====== Task inputs

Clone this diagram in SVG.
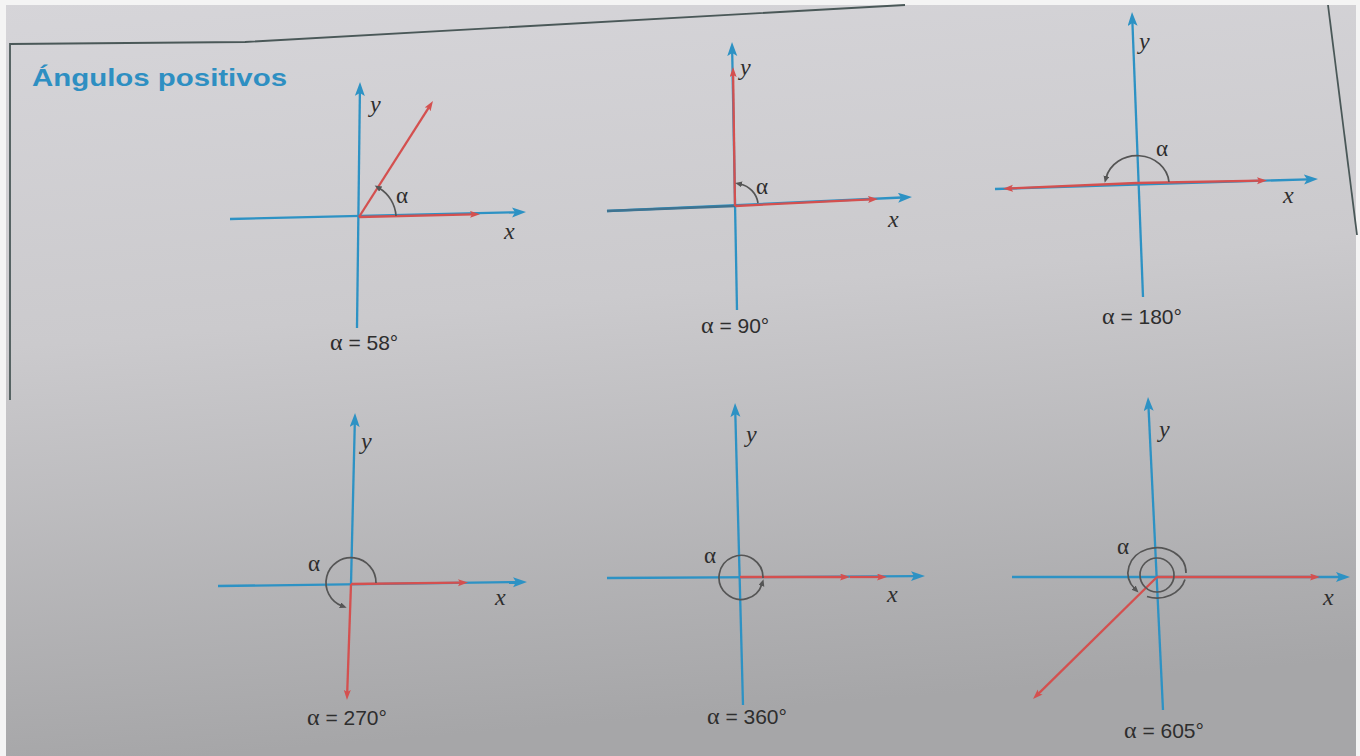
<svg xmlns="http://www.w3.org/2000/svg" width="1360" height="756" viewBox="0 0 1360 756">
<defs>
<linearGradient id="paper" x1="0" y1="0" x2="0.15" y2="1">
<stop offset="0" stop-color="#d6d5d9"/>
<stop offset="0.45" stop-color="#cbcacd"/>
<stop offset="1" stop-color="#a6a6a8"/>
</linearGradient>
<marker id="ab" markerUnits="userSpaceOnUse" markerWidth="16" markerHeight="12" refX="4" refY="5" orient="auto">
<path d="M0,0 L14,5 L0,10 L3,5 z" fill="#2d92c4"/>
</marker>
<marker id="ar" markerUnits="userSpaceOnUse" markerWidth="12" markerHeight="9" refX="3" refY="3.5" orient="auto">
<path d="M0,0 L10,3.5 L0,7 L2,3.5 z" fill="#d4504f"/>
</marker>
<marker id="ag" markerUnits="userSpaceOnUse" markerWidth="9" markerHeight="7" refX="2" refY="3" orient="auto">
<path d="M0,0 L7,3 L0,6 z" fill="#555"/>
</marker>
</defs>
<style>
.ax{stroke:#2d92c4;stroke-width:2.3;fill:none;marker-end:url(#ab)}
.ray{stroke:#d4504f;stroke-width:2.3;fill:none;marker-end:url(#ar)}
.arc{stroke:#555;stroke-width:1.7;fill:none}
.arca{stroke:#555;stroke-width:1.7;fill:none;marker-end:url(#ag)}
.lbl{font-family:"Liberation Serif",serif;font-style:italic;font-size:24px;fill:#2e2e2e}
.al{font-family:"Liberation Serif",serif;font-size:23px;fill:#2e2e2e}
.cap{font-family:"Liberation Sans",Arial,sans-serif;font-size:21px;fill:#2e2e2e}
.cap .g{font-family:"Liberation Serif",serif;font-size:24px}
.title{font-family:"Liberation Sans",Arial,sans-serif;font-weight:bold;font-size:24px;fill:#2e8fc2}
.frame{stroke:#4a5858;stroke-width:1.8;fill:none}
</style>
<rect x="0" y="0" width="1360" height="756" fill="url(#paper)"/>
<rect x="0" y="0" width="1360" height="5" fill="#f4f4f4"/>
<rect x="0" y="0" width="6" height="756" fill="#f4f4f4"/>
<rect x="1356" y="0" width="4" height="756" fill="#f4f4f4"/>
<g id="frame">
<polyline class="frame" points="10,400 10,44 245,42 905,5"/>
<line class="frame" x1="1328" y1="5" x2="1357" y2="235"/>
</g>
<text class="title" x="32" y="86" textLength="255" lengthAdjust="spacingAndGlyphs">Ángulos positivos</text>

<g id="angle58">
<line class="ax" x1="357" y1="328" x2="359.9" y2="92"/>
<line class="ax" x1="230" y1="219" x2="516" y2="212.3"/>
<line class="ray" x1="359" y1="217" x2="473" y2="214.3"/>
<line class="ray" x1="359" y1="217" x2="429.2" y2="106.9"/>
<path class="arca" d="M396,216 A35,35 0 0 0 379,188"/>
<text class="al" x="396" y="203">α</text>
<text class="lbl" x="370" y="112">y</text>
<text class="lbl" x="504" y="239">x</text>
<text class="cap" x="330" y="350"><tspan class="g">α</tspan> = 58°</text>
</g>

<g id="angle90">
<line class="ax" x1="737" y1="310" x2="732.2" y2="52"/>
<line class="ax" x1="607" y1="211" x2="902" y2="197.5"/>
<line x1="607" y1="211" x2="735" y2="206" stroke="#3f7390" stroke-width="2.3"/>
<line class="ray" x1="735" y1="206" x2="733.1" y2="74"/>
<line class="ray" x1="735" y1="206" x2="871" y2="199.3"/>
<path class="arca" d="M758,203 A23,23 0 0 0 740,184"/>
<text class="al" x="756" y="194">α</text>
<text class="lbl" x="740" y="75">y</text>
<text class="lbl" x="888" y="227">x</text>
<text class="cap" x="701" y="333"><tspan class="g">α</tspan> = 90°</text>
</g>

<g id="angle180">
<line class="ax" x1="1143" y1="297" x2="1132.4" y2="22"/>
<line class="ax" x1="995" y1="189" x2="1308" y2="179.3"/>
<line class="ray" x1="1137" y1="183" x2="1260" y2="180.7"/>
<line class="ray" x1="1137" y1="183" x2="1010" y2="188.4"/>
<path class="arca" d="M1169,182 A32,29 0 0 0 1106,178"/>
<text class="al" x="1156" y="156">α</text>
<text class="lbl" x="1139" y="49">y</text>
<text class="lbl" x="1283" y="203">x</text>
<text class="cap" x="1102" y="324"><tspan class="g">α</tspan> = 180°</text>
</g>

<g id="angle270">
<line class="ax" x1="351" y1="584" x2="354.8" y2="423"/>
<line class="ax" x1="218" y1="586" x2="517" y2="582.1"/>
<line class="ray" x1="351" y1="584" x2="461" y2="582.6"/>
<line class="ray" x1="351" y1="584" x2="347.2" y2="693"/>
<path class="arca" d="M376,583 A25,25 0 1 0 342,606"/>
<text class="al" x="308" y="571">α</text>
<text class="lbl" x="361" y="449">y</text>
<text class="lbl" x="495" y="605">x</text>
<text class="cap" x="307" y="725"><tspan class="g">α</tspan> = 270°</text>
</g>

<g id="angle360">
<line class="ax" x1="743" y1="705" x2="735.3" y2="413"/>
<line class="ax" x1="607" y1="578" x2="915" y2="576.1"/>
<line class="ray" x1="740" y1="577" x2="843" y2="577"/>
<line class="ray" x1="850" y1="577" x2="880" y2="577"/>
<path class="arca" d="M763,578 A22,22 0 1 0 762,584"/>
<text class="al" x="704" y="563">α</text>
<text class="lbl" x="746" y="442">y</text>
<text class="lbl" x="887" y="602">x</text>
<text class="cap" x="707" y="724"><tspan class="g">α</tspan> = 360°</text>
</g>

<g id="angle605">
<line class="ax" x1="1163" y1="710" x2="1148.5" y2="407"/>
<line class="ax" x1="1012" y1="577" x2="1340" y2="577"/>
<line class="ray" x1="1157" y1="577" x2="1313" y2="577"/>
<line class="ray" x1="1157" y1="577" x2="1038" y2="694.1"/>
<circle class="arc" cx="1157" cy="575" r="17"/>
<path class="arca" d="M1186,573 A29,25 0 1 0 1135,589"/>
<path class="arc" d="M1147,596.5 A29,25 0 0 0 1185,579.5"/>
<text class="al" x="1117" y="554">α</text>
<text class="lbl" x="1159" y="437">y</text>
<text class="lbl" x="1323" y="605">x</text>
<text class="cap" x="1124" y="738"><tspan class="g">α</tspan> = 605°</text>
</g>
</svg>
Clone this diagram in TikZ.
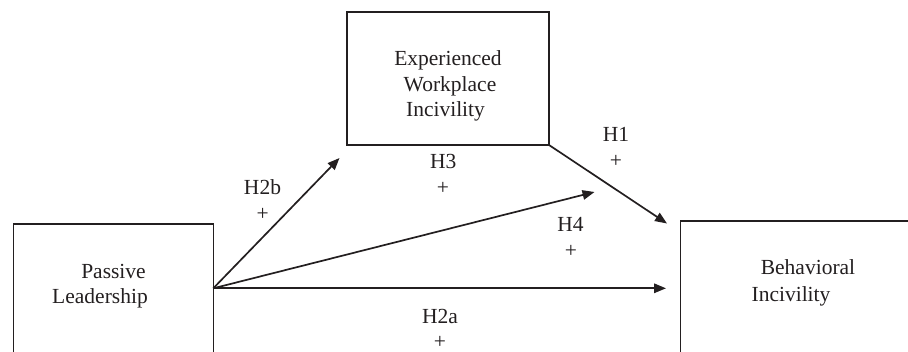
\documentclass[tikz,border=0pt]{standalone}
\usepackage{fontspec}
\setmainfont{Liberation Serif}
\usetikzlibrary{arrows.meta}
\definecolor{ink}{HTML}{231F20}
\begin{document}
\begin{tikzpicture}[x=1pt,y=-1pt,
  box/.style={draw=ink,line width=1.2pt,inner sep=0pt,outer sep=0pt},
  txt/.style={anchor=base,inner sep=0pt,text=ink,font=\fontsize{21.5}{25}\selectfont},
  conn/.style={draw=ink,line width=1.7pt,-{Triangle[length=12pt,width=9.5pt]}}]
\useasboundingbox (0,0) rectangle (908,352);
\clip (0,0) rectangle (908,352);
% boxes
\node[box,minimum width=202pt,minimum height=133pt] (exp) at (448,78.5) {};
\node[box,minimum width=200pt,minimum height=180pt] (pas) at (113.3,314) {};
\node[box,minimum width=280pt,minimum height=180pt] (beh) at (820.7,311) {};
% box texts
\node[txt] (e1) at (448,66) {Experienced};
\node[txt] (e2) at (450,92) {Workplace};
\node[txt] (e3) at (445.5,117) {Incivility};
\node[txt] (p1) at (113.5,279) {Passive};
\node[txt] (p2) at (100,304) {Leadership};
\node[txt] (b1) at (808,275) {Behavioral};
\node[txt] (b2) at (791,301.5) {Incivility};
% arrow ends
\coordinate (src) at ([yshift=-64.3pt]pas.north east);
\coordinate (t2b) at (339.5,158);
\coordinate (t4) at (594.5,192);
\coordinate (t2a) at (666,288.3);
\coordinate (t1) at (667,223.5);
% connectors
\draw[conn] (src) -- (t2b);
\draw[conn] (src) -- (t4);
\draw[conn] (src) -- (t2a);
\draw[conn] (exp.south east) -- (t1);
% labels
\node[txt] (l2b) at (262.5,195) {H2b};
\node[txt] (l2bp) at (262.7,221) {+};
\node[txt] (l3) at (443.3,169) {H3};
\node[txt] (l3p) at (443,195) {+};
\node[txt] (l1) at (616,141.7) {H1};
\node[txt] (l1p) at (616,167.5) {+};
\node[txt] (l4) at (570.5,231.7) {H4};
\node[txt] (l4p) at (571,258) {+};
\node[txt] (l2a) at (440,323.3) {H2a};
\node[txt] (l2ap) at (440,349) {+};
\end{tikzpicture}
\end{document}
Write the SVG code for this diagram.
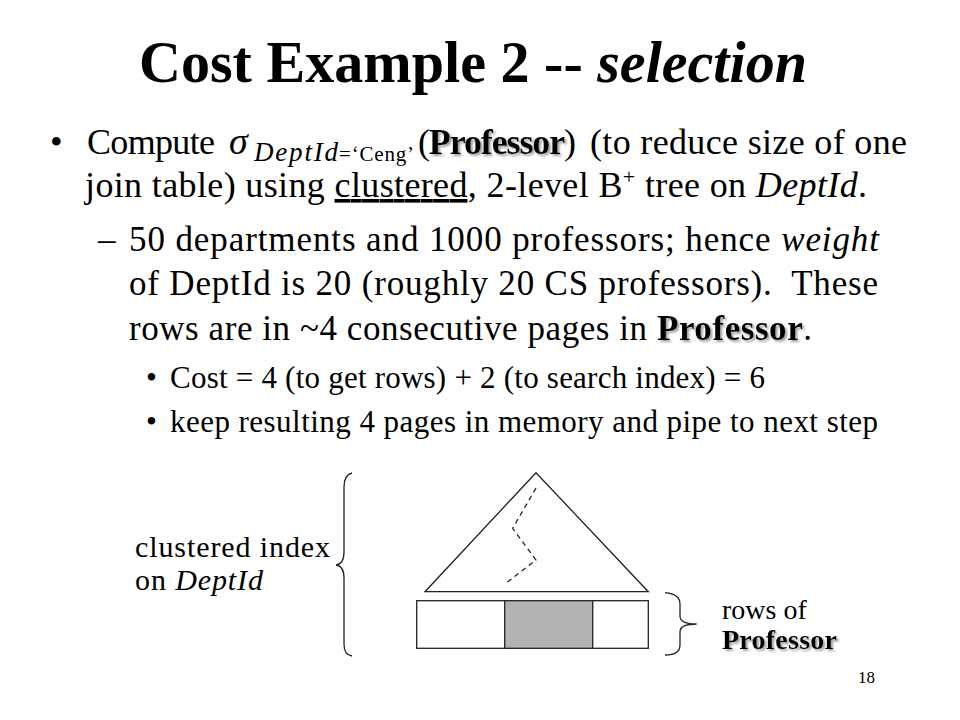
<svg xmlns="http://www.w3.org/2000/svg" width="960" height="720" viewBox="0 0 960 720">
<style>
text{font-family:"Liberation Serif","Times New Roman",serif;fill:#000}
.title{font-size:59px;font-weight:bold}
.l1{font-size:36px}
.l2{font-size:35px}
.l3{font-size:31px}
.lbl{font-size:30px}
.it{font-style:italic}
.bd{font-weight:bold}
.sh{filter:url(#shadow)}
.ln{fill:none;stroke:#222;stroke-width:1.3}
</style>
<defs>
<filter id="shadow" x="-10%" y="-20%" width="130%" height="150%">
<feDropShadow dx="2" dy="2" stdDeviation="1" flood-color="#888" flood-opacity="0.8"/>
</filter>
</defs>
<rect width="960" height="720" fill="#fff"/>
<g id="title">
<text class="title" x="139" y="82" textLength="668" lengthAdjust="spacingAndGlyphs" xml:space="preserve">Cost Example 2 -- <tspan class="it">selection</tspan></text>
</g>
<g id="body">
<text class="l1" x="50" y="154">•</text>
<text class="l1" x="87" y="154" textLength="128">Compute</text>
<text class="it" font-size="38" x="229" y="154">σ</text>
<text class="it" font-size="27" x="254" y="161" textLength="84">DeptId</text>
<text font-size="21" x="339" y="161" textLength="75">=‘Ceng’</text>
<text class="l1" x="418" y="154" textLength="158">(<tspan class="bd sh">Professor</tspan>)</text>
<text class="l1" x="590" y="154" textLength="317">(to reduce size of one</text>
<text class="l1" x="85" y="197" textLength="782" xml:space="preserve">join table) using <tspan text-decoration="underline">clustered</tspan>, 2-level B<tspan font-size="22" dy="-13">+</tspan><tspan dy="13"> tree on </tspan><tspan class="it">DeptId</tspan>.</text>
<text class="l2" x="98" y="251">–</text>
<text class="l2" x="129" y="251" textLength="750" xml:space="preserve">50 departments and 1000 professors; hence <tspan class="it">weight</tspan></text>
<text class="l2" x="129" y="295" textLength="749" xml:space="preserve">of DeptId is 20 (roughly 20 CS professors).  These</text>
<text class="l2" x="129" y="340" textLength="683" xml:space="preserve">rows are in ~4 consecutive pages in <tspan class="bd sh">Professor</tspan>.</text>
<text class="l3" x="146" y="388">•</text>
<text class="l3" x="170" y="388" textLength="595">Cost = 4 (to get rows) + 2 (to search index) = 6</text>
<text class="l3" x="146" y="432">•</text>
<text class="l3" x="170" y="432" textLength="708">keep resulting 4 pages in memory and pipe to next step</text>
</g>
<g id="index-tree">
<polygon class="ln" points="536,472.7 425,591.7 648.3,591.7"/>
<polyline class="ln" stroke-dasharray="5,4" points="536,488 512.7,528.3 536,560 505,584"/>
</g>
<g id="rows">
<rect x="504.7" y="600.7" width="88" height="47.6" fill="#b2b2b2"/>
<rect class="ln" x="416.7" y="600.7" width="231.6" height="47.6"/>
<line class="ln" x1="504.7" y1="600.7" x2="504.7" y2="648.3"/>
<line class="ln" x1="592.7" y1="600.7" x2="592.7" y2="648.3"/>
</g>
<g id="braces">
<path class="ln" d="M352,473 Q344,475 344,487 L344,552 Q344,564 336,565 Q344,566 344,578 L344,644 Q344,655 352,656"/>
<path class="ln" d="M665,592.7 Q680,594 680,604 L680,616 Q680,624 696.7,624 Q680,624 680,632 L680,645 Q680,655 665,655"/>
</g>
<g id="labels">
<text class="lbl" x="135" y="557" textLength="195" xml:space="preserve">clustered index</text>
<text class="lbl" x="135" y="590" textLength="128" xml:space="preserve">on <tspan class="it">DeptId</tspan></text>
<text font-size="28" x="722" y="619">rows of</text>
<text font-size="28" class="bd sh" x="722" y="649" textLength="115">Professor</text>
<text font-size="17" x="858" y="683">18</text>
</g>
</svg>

============

◆ **What you need to do**:
Give only the number of lines above that hold the string "this".

◆ **Task output**:
3